There are many good omens for the launch of the Polish Presidency of the European Union. For some time, Poland has benefited from a positive image, and it is one it has created through its own efforts, and without recourse to advertising or public relations gurus.

As it stands, everything is going well. However, all it would take is a small slip-up in the general election campaigns in October, and the European media could quite easily go back to unearthing stereotypes of “Polish muddling.” Looking beyond this technical question, in the course of its mandate, Poland will have to be careful to build alliances and to take good care of relations with the European parliament.

If the Polish government wants its EU presidency to be meangingful, it will have to think about how it can make a lasting impact. The Belgian Presidency [from 1st July to 31 December 2010] made a very good impression at a time when Belgium was without a government: especially through its management of difficult issues and hard-fought negotiations, for example on the problem of patents.

At the same time, there is plenty of scope for grandiose ideas because the problems faced by Europe are immense. At the same time, you might wonder if a country that accounts for only 5% of the EU’s GDP and one which is still waiting to join the euro can hope to be on an equal footing with larger countries when negotiating on economic issues.

A new contract favourable to both South and North

For the Polish government there is no getting away from the fact that EU is now at turning point. The periphery of Europe has been thrown into chaos by incompetent economic management and social revolt, and it is a chaos that has the potential to spread.

Poland could argue that it is not concerned: after all, the country is doing quite well economically. And the temptation to do just that will be all the greater given the enormous sums at stake in the EU budget negotiations, which will be starting soon. The easiest course would be to ask all concerned parties to leave everything as it was for the previous budget and to demand 100 billion euros from rich countries, a just contribution [due to the most recent EU members, in particular the countries of the former Eastern Europe].

For years, Poland has campaigned for European solidarity and funds for new member states. Today, the issue of financial solidarity has once again been raised by the need to rescue the countries of Southern Europe, and this will have an impact on the traditional solidarity that is of benefit to Poland.

The question is how should we respond to this situation: we could keep quiet and defend our interests, in the hope that events turn in our favour. Alternatively, we could invent a “new narrative:” one in which we are cast as the guardians of the spirit of Europe and the architects of a new contract that is favourable to both the South and the North of the continent.

The second major concern is the question of European neighbourhood policy. We were overcome with envy and admiration when we read Barack Obama’s speech on the changes in the Middle East and North Africa — a master piece in which the Arab revolution was presented as a new chapter in the struggle for American independence. Barack Obama told the young people in Arab countries that they are like Americans, and European leaders would do well to learn from this approach. But Europe, which is geographically much closer to these regions, has been stricken by doubts about the process of change and where it will lead.
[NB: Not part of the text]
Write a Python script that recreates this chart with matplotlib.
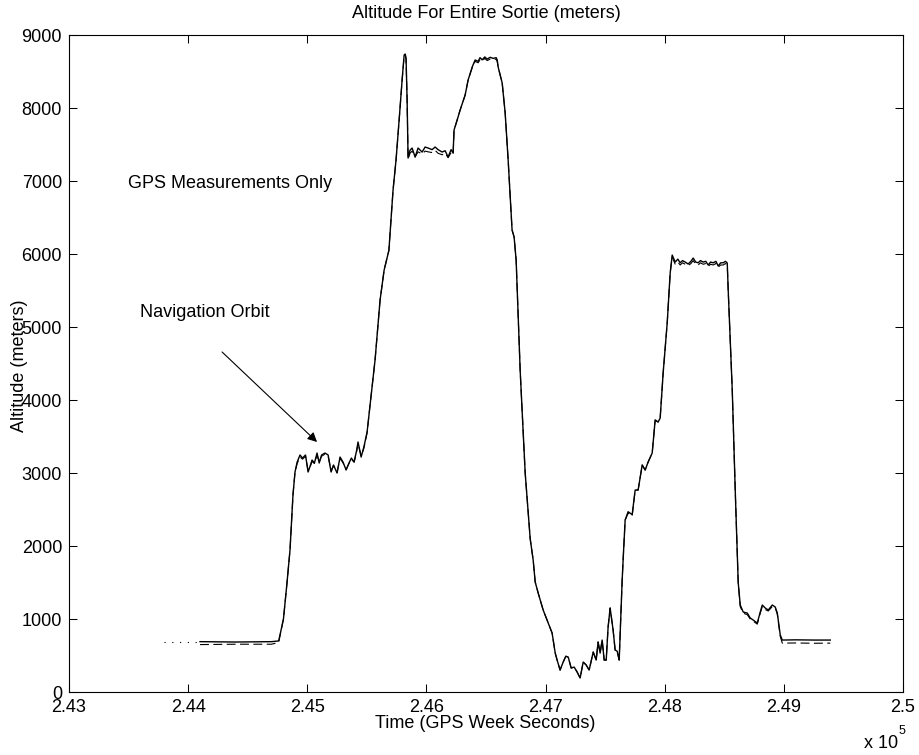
import matplotlib
matplotlib.use("Agg")
import matplotlib.pyplot as plt

plt.rcParams['font.family'] = ['Liberation Sans', 'DejaVu Sans']

# GPS week seconds / altitude (m), navigation solution
t_nav = [244100, 244400, 244700, 244760, 244800, 244830, 244855, 244880, 244897, 244915,
         244939, 244960, 244985, 245007, 245025, 245040, 245060, 245082, 245100, 245120,
         245149, 245175, 245200, 245220, 245250, 245275, 245300, 245326, 245350, 245370,
         245393, 245415, 245426, 245452, 245475, 245502, 245527, 245569, 245611, 245645,
         245670, 245685, 245700, 245720, 245745, 245771, 245796, 245813, 245822, 245829,
         245838, 245846, 245862, 245880, 245905, 245930, 245964, 245989, 246014, 246048,
         246073, 246098, 246132, 246157, 246182, 246207, 246224, 246232, 246258, 246283,
         246325, 246350, 246384, 246409, 246434, 246450, 246468, 246490, 246510, 246535,
         246560, 246585, 246594, 246602, 246636, 246661, 246686, 246719, 246736, 246753,
         246787, 246829, 246871, 246896, 246913, 246938, 246980, 247013, 247055, 247081,
         247097, 247122, 247148, 247170, 247190, 247215, 247240, 247265, 247290, 247316,
         247341, 247366, 247400, 247425, 247441, 247458, 247475, 247492, 247509, 247525,
         247542, 247567, 247584, 247601, 247618, 247643, 247651, 247668, 247693, 247727,
         247752, 247777, 247811, 247836, 247861, 247895, 247920, 247945, 247962, 247987,
         248021, 248046, 248063, 248088, 248110, 248130, 248150, 248172, 248197, 248220,
         248239, 248260, 248281, 248300, 248323, 248345, 248365, 248385, 248407, 248430,
         248449, 248470, 248491, 248510, 248525, 248533, 248567, 248592, 248617, 248634,
         248659, 248693, 248718, 248743, 248777, 248802, 248819, 248844, 248869, 248903,
         248928, 248945, 248970, 248987, 249100, 249250, 249390]
alt_nav = [690, 685, 690, 700, 1000, 1500, 1945, 2700, 3014, 3150,
           3247, 3205, 3247, 3014, 3100, 3178, 3137, 3274, 3137, 3247,
           3274, 3247, 3014, 3110, 3000, 3219, 3150, 3041, 3137, 3205,
           3150, 3315, 3425, 3219, 3356, 3562, 3932, 4550, 5370, 5780,
           5950, 6050, 6400, 6877, 7288, 7836, 8384, 8726, 8740, 8685,
           8110, 7315, 7420, 7452, 7329, 7452, 7397, 7466, 7452, 7430,
           7466, 7430, 7397, 7415, 7329, 7430, 7384, 7699, 7836, 7973,
           8178, 8384, 8562, 8658, 8640, 8690, 8660, 8700, 8670, 8695,
           8680, 8690, 8660, 8562, 8342, 7932, 7288, 6329, 6233, 5918,
           4400, 3000, 2100, 1808, 1507, 1356, 1123, 986, 808, 534,
           438, 301, 411, 490, 479, 329, 342, 274, 192, 411,
           370, 301, 548, 438, 685, 534, 712, 438, 438, 890,
           1151, 849, 575, 560, 438, 1534, 1808, 2356, 2470, 2430,
           2767, 2767, 3110, 3041, 3151, 3274, 3726, 3699, 3753, 4370,
           5055, 5740, 5986, 5890, 5930, 5880, 5910, 5890, 5863, 5900,
           5945, 5890, 5880, 5910, 5890, 5900, 5849, 5890, 5880, 5900,
           5836, 5880, 5880, 5900, 5877, 5507, 4137, 2767, 1500, 1192,
           1096, 1082, 1014, 986, 945, 1096, 1192, 1151, 1123, 1192,
           1164, 1082, 781, 712, 715, 712, 712]

# GPS measurement altitudes (m) at the same epochs
alt_gps = [650, 655, 655, 680, 1000, 1500, 1945, 2700, 3014, 3130,
           3220, 3190, 3230, 3030, 3090, 3160, 3130, 3250, 3150, 3230,
           3260, 3230, 3030, 3100, 3010, 3200, 3140, 3050, 3130, 3190,
           3150, 3300, 3410, 3230, 3340, 3550, 3932, 4550, 5370, 5780,
           5950, 6050, 6400, 6877, 7288, 7836, 8384, 8710, 8725, 8670,
           8110, 7300, 7380, 7410, 7330, 7400, 7370, 7410, 7400, 7390,
           7420, 7380, 7360, 7380, 7320, 7390, 7360, 7699, 7836, 7973,
           8178, 8384, 8550, 8640, 8620, 8660, 8640, 8680, 8650, 8670,
           8660, 8670, 8640, 8562, 8342, 7932, 7288, 6329, 6233, 5918,
           4400, 3000, 2100, 1808, 1507, 1356, 1123, 986, 808, 534,
           438, 301, 411, 490, 479, 329, 342, 274, 192, 411,
           370, 301, 548, 438, 685, 534, 712, 438, 438, 890,
           1151, 849, 575, 560, 438, 1534, 1808, 2356, 2450, 2410,
           2767, 2767, 3110, 3041, 3151, 3274, 3726, 3699, 3753, 4370,
           5055, 5740, 5960, 5860, 5890, 5850, 5880, 5860, 5840, 5870,
           5910, 5860, 5850, 5880, 5860, 5870, 5830, 5860, 5850, 5870,
           5820, 5850, 5850, 5870, 5850, 5507, 4137, 2767, 1500, 1170,
           1080, 1060, 1000, 970, 930, 1080, 1170, 1130, 1110, 1170,
           1150, 1070, 760, 670, 672, 668, 670]

# reference altitude before takeoff
t_ref = [243800, 244120]
alt_ref = [690, 690]

xticks = [243000, 244000, 245000, 246000, 247000, 248000, 249000, 250000]
xtick_labels = ['2.43', '2.44', '2.45', '2.46', '2.47', '2.48', '2.49', '2.5']
yticks = [0, 1000, 2000, 3000, 4000, 5000, 6000, 7000, 8000, 9000]

fig = plt.figure(figsize=(9.2, 7.55), dpi=100)
ax = fig.add_axes([0.075, 0.0834, 0.9065, 0.8702])

ax.plot(t_nav, alt_gps, color='k', lw=0.8, ls=(0, (8, 4)))
ax.plot(t_nav, alt_nav, color='k', lw=1.0)
ax.plot(t_ref, alt_ref, color='k', lw=0.8, ls=(0, (1, 6)))

ax.set_xlim(243000, 250000)
ax.set_ylim(0, 9000)
ax.set_xticks(xticks)
ax.set_xticklabels(xtick_labels)
ax.set_yticks(yticks)
ax.tick_params(direction='in', top=True, right=True, length=5.5, width=0.75,
               labelsize=13, pad=5)
for s in ax.spines.values():
    s.set_linewidth(0.8)

ax.text(243495, 6973, 'GPS Measurements Only', fontsize=13, va='center', ha='left')
ax.text(243596, 5205, 'Navigation Orbit', fontsize=13, va='center', ha='left')
ax.annotate('', xy=(245082, 3425), xytext=(244285, 4658),
            arrowprops=dict(arrowstyle='-|>', color='k', lw=0.8,
                            mutation_scale=14, shrinkA=0, shrinkB=0))

fig.text(486.5 / 920, 1 - 14 / 755, 'Altitude For Entire Sortie (meters)',
         fontsize=13, ha='center', va='center')
fig.text(485 / 920, 1 - 723 / 755, 'Time (GPS Week Seconds)',
         fontsize=13, ha='center', va='center')
fig.text(20 / 920, 1 - 366 / 755, 'Altitude (meters)', fontsize=13,
         rotation=90, ha='center', va='center')
fig.text(898 / 920, 1 - 743 / 755, 'x 10', fontsize=13, ha='right', va='center')
fig.text(899 / 920, 1 - 731 / 755, '5', fontsize=9, ha='left', va='center')

fig.savefig('out.png', dpi=100)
Importance of the next since months for Poland in Europe

This is a challenge for Poland. We should show that European history is not a narrative of the domination of other continents but a story of successful democratisation, which, 20 years ago, was by no means a foregone conclusion in our regions.

Poland should highlight the benefits of its own transformation and insist on the creation of special representative responsable for reforms in the Arab world — a post that should be reserved for a well recognised Central European statesman. We should force the EU to establish an ambitious plan to support change through the liberalisation of trade and financial aid, which also offers assistance for the establishment of institutions necessary for the functioning of a state of law: an independent media, and all of the mechanisms that contributed to our transformation.

At the end of the day, public opinion, the media and other analysts, and not European civil servants, will have the final say on the success of the Polish Presidency. Everyone remembers Tony Blair’s speech to the European Parliament in 2005, which was warmly applauded MEPs, even the ones who did not like him very much. Prime Minister Donald Tusk would do well to follow his example, and focus on his vision for Europe rather than the technical aspects of the presidency.

We should not underestimate the importance of the next since months for Poland in Europe. They say that a country does not really become a member of the European Union until it has taken its turn to be president. The Romans believed that only the rich could look on reality with courage: and in the European Union, recent member states often content themselves with a limited programme that is designed to avoid the risk of failure. As a general rule, these are mandates that have no impact on history. Poland now has an opportunity to demonstrate that it is a recent member state, but one that is conscious of its strength and its value.